Pakistan: Repackaging the Taliban as allies
The U.S. wants an end to the AfPak conflict, and that means making peace with the Taliban, said Rafia Zakaria in Dawn.
The U.S. and Pakistan are giving the Taliban an image overhaul, said Rafia Zakaria. The talk is no longer of bloodthirsty zealots who behead critics and abuse women. That kind of rhetoric was appropriate to describe a Taliban that was the enemy. But now, the U.S. wants an end to the AfPak conflict, and that means making peace with the Taliban. So U.S. and Pakistani officials have begun promoting a new theme, stressing that the Pakistani Taliban is “increasingly at odds” with al Qaida. By distinguishing between the two groups, officials are trying to underscore “that the Taliban can indeed be rehabilitated and transformed into potential partners in peace, unlike al Qaida, which must be eliminated at all costs.”

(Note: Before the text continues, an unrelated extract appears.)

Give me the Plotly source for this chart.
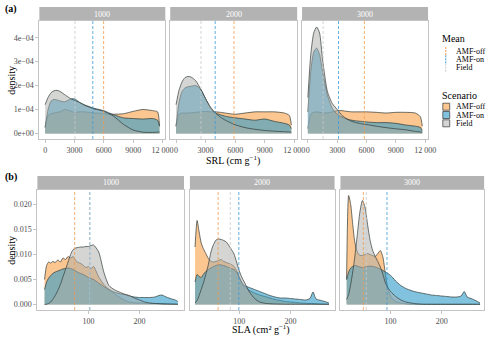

But there’s a glitch in this scenario. Saying you can make peace with the Taliban doesn’t make it so. Many Pakistanis remember the more than “200 girls’ schools bombed, the scores of beheaded villagers, the blast-stricken markets, and the many thousands of dead civilians that the Taliban have left in their wake.” It’s going to be a tough job to make the ostensibly “good” Taliban members palatable “to a Pakistani public ravaged by their brutality.”